Georgia and Atlanta – Georgia's Economy Weathers External Headwinds with Resilience
While nationally the economy has been plagued with an increase in short term interest rates, oil prices topping $70 per barrel, and the highest inflation in four years, Georgia has held its own, according to Dhawan in his Forecast of Georgia and Atlanta also released today.
"For the first six months of this year, Georgia created over 50,000 jobs and for the 12-month period ending in June 2006, the state added a total of 80,000 jobs," said Dhawan. "In addition, Georgia ended its fiscal year up by 9.3% in tax collections and the state's nominal personal income increased by 5.5% in the first quarter of 2006 compared to a year ago. This is above the 5.1% personal income average for the nation." Therefore, he gives the state an overall grade of A- which he says is not bad considering that just a year and a half ago, it was barely a B.
However, there are still some areas of concern including exports, manufacturing, construction and management jobs.
"Georgia exports only increased 4.8% in 2005 after an extremely strong 20.6% showing in 2004. Construction will add jobs at a much slower pace than in recent years while manufacturing will actually lose more the 12,000 jobs with the closing of the Ford and GM plants," says Dhawan. "As for the corporate sector, the BellSouth merger with AT&T, Koch's acquisition of Georgia-Pacific and Delta's continued trouble do not bode well for a large number of managerial jobs coming on line for any of these major employers."
Yet, Dhawan still sees a resilient Georgia with an increase in premium jobs (over $45,000) and strong growth in cities like Savannah and Brunswick. Other bright spots for Georgia include strong tourism, healthcare and small business sectors. "We're even getting reports that recruiters in the technology sector are busier than ever," says Dhawan. "Technology has already added 250 jobs in the last six months and I expect to see good job growth there for the next several years with 900 jobs in 2006, 2,200 jobs in 2007 and 3,500 jobs in 2008. Not bad for an industry that has lost a total of 30,000 jobs since 2001."

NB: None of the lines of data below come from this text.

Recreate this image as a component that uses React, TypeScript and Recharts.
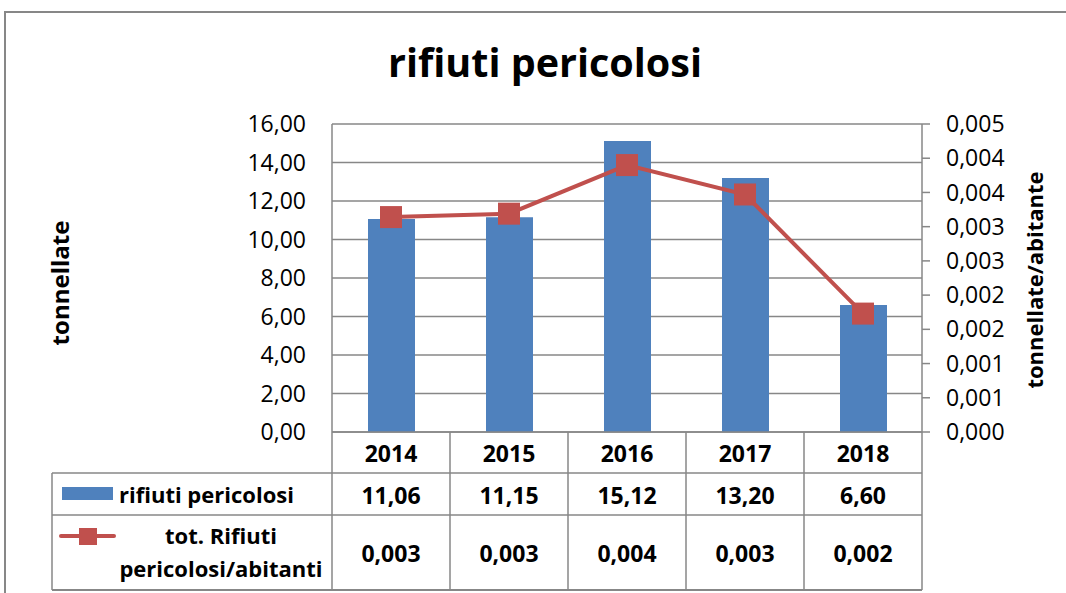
import React from "react"
import {
  ComposedChart,
  Bar,
  Line,
  XAxis,
  YAxis,
  CartesianGrid,
} from "recharts"

// data
const years = ["2014", "2015", "2016", "2017", "2018"]
const rifiuti = [11.06, 11.15, 15.12, 13.2, 6.6]
const perAbitante = [0.00314, 0.00319, 0.0039, 0.00347, 0.00173]
const leftTicks = [0, 2, 4, 6, 8, 10, 12, 14, 16]
const rightTicks = [0, 0.0005, 0.001, 0.0015, 0.002, 0.0025, 0.003, 0.0035, 0.004, 0.0045]

const data = years.map((year, i) => ({
  year,
  rifiuti: rifiuti[i],
  perAbitante: perAbitante[i],
}))

const W = 1066
const H = 593
const LEFT_W = 332
const RIGHT_W = 144
const TOP = 124
const X_H = 161
const COL_W = (W - LEFT_W - RIGHT_W) / years.length
const FONT = "'Open Sans', sans-serif"
const GRID = "#878787"
const BLUE = "#4F81BD"
const RED = "#C0504D"

const fmt2 = (v: number) => v.toFixed(2).replace(".", ",")
const fmt3 = (v: number) =>
  (Math.round(v * 1000 + 1e-6) / 1000).toFixed(3).replace(".", ",")

const SquareDot = (props: any) => {
  const { cx, cy } = props
  if (cx == null || cy == null) return null
  return <rect x={cx - 11} y={cy - 11} width={22} height={22} fill={RED} />
}

// each x tick draws one column of the data table
const TableTick = (props: any) => {
  const { x, y, index, payload } = props
  const half = COL_W / 2
  const txt = {
    textAnchor: "middle" as const,
    dominantBaseline: "central" as const,
    fontFamily: FONT,
    fontWeight: 700,
    fill: "#000",
  }
  return (
    <g>
      {index === 0 && (
        <line x1={x - half} y1={y} x2={x - half} y2={y + 158} stroke={GRID} strokeWidth={1.5} />
      )}
      <line x1={x + half} y1={y} x2={x + half} y2={y + 158} stroke={GRID} strokeWidth={1.5} />
      <text x={x} y={y + 21} fontSize={23} {...txt}>{payload.value}</text>
      <text x={x} y={y + 63} fontSize={23} {...txt}>{fmt2(rifiuti[index])}</text>
      <text x={x} y={y + 121} fontSize={23} {...txt}>{fmt3(perAbitante[index])}</text>
    </g>
  )
}

export default function App() {
  return (
    <div style={{ position: "absolute", left: 0, top: 0, width: W, height: H, background: "#fff" }}>
      <ComposedChart
        width={W}
        height={H}
        data={data}
        margin={{ top: TOP, right: 0, bottom: 0, left: 0 }}
      >
        <CartesianGrid yAxisId="left" vertical={false} stroke={GRID} strokeWidth={1.5} />
        <XAxis
          dataKey="year"
          height={X_H}
          interval={0}
          tickLine={false}
          tickSize={0}
          tickMargin={0}
          axisLine={{ stroke: GRID, strokeWidth: 1.5 }}
          tick={<TableTick />}
        />
        <YAxis
          yAxisId="left"
          width={LEFT_W}
          domain={[0, 16]}
          ticks={leftTicks}
          tickFormatter={fmt2}
          tickLine={false}
          tickSize={0}
          tickMargin={26}
          axisLine={{ stroke: GRID, strokeWidth: 1.5 }}
          tick={{ fontSize: 23, fill: "#000", fontFamily: FONT }}
        />
        <YAxis
          yAxisId="right"
          orientation="right"
          width={RIGHT_W}
          domain={[0, 0.0045]}
          ticks={rightTicks}
          tickFormatter={fmt3}
          tickSize={8}
          tickMargin={16}
          tickLine={{ stroke: GRID, strokeWidth: 1.5 }}
          axisLine={{ stroke: GRID, strokeWidth: 1.5 }}
          tick={{ fontSize: 23, fill: "#000", fontFamily: FONT, textAnchor: "start" }}
        />
        <Bar
          yAxisId="left"
          dataKey="rifiuti"
          name="rifiuti pericolosi"
          fill={BLUE}
          barSize={47}
          isAnimationActive={false}
        />
        <Line
          yAxisId="right"
          dataKey="perAbitante"
          name="tot. Rifiuti pericolosi/abitanti"
          stroke={RED}
          strokeWidth={4}
          dot={<SquareDot />}
          activeDot={false}
          isAnimationActive={false}
        />
      </ComposedChart>

      {/* frame, titles and the legend column of the data table */}
      <svg
        width={W}
        height={H}
        style={{ position: "absolute", left: 0, top: 0, pointerEvents: "none" }}
      >
        <polyline points={`5,${H} 5,12 ${W},12`} fill="none" stroke={GRID} strokeWidth={2} />
        <text x={545} y={77} textAnchor="middle" fontFamily={FONT} fontWeight={700} fontSize={39.5}>
          rifiuti pericolosi
        </text>
        <text
          x={59}
          y={283}
          textAnchor="middle"
          dominantBaseline="central"
          fontFamily={FONT}
          fontWeight={700}
          fontSize={24}
          transform="rotate(-90 59 283)"
        >
          tonnellate
        </text>
        <text
          x={1034}
          y={280}
          textAnchor="middle"
          dominantBaseline="central"
          fontFamily={FONT}
          fontWeight={700}
          fontSize={22}
          transform="rotate(-90 1034 280)"
        >
          tonnellate/abitante
        </text>
        <line x1={52} y1={473} x2={922} y2={473} stroke={GRID} strokeWidth={1.5} />
        <line x1={52} y1={515} x2={922} y2={515} stroke={GRID} strokeWidth={1.5} />
        <line x1={52} y1={590} x2={922} y2={590} stroke={GRID} strokeWidth={2} />
        <line x1={52} y1={473} x2={52} y2={590} stroke={GRID} strokeWidth={1.5} />
        <rect x={62} y={487} width={51} height={13} fill={BLUE} />
        <text x={119} y={494} dominantBaseline="central" fontFamily={FONT} fontWeight={700} fontSize={22}>
          rifiuti pericolosi
        </text>
        <line x1={61} y1={536} x2={114} y2={536} stroke={RED} strokeWidth={4} strokeLinecap="round" />
        <rect x={79} y={528} width={18} height={17} fill={RED} />
        <text x={221} y={535} textAnchor="middle" dominantBaseline="central" fontFamily={FONT} fontWeight={700} fontSize={22}>
          tot. Rifiuti
        </text>
        <text x={221} y={568} textAnchor="middle" dominantBaseline="central" fontFamily={FONT} fontWeight={700} fontSize={22}>
          pericolosi/abitanti
        </text>
      </svg>
    </div>
  )
}
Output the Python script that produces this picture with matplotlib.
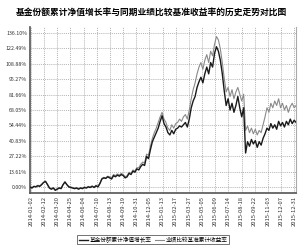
import matplotlib
matplotlib.use("Agg")
import matplotlib.pyplot as plt
import numpy as np
from matplotlib.lines import Line2D

plt.rcParams['font.family'] = ['Noto Sans CJK SC', 'DejaVu Sans']

title = "基金份额累计净值增长率与同期业绩比较基准收益率的历史走势对比图"
fund_label = "基金份额累计净值增长率"
bench_label = "业绩比较基准累计收益率"

fund = [0, -1, 0.5, 0, 1, 0.5, 2, 4, 5, 2, -1, -2, -1, -3, -2, -1, -1.5, 2, 4.5, 2,
        0, -0.5, -1, -1.5, -1, -2, -1, -1.5, -0.5, -1, 0, -0.5, 0.5, -0.5, 1, 0, 3, 7, 8, 7.5,
        9, 8, 7, 10, 9, 10.5, 9.5, 11, 10, 8, 9, 12, 11, 14, 13, 16, 15, 18, 20, 19,
        27, 25, 33, 40, 44, 48, 52, 58, 63, 56, 53, 48, 46, 50, 47, 51, 52, 54, 53, 55,
        57, 53, 60, 70, 76, 80, 88, 93, 97, 92, 100, 106, 100, 110, 106, 118, 124, 120, 112, 100,
        85, 72, 78, 68, 74, 66, 72, 80, 70, 62, 70, 30, 40, 36, 42, 38, 41, 35, 40, 37,
        43, 47, 52, 50, 56, 52, 55, 51, 58, 54, 57, 53, 58, 55, 60, 56, 59, 57]

bench = [0, -0.5, 0.5, 0.5, 1.5, 1, 2.5, 4, 4.5, 2.5, -0.5, -1.5, -0.5, -2.5, -1.5, -0.5, -1, 2, 4, 2,
         0.5, 0, -0.5, -1, -0.5, -1.5, -0.5, -1, 0, -0.5, 0.5, 0, 1, 0, 1.5, 0.5, 3.5, 7.5, 8.5, 8,
         9.5, 9, 8, 11, 10, 11.5, 10.5, 12, 11, 9, 10, 13, 12, 15, 14, 17, 17, 20, 22, 21,
         29, 28, 36, 43, 48, 52, 57, 62, 66, 60, 57, 52, 50, 55, 52, 56, 57, 60, 58, 62,
         64, 60, 68, 78, 86, 92, 100, 106, 110, 104, 112, 117, 110, 120, 116, 126, 133, 130, 122, 110,
         96, 84, 88, 80, 86, 78, 84, 88, 82, 76, 82, 50, 54, 48, 52, 47, 51, 46, 50, 48,
         55, 62, 70, 66, 74, 70, 76, 72, 78, 70, 74, 68, 72, 66, 71, 74, 70, 72]

tick_labels = ["2014-01-02", "2014-02-12", "2014-03-20", "2014-04-25", "2014-06-04",
               "2014-07-10", "2014-08-13", "2014-09-19", "2014-10-31", "2014-12-05",
               "2015-01-13", "2015-02-17", "2015-03-27", "2015-05-05", "2015-06-09",
               "2015-07-14", "2015-08-18", "2015-09-22", "2015-11-03", "2015-12-07",
               "2015-12-31"]
yticks = [0.00, 13.61, 27.22, 40.83, 54.44, 68.05, 81.66, 95.27, 108.88, 122.49, 136.10]

fig = plt.figure(figsize=(3.0, 2.48), dpi=100)
ax = fig.add_axes([0.1, 0.222, 0.887, 0.669])

n = len(fund)
x = np.arange(n)
ax.plot(x[:len(bench)], bench, color='#8a8a8a', lw=0.8, zorder=3)
ax.plot(x, fund, color='#1a1a1a', lw=1.0, zorder=4)

ax.set_xlim(0, n - 1)
ax.set_ylim(-5.3, 141.4)
ax.set_yticks(yticks)
ax.set_yticklabels([f"{v:.2f}%" for v in yticks], fontsize=3.8, color='#333333')
tpos = np.linspace(0.5, n - 2.0, len(tick_labels))
ax.set_xticks(tpos)
ax.set_xticklabels(tick_labels, rotation=90, fontsize=4.2, color='#333333')
ax.tick_params(length=0, pad=2)
ax.grid(True, color='#9a9a9a', ls=(0, (1.5, 1.5)), lw=0.5)
ax.spines['top'].set_visible(False)
ax.spines['left'].set_color('#555555')
ax.spines['left'].set_linewidth(1.2)
ax.spines['bottom'].set_color('#555555')
ax.spines['bottom'].set_linewidth(1.2)
ax.spines['right'].set_color('#aaaaaa')
ax.spines['right'].set_linewidth(0.8)

fig.text(0.505, 0.952, title, ha='center', va='center', fontsize=6.3, fontweight='bold')

handles = [Line2D([], [], color='#1a1a1a', lw=1.0), Line2D([], [], color='#8a8a8a', lw=0.8)]
leg = fig.legend(handles, [fund_label, bench_label], loc='center', bbox_to_anchor=(0.51, 0.033),
                 ncol=2, fontsize=4.1, frameon=True, fancybox=False, handlelength=1.6,
                 handletextpad=0.3, columnspacing=0.6, borderpad=0.25, edgecolor='#333333')
leg.get_frame().set_linewidth(0.6)

fig.savefig("out.png", dpi=100)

Highlights from the Economic Forecasting Center's local report:
- Georgia employment's level increased by 2.5%, or 92,200 for the 2005 calendar year. For 2006, Georgia employment will grow by 2.2%, a gain of 91,100 jobs. In 2007, Georgia will gain jobs at a 1.8% rate or 69,400 jobs. In 2008, Georgia employment will increase by 2.0% or 87,000 jobs.
- Georgia's premium jobs ($45,000 +), on a calendar year basis, increased by 10,300 in 2005 and will increase by 15,500 in 2006. In 2007, Georgia will see 12,600 high-paying jobs and 14,700 in 2008.
- Employment in Atlanta on a calendar year basis is expected to gain 64,000 jobs in 2006, create 47,600 additional jobs in 2007 and 62,300 jobs in 2008.
- The number of Atlanta's total housing permits decreased by 3.1% in 2005. Permits will decrease by 6.4% in 2006 and by 12.6% in 2007. In 2008, permits will again decrease by 2.1%.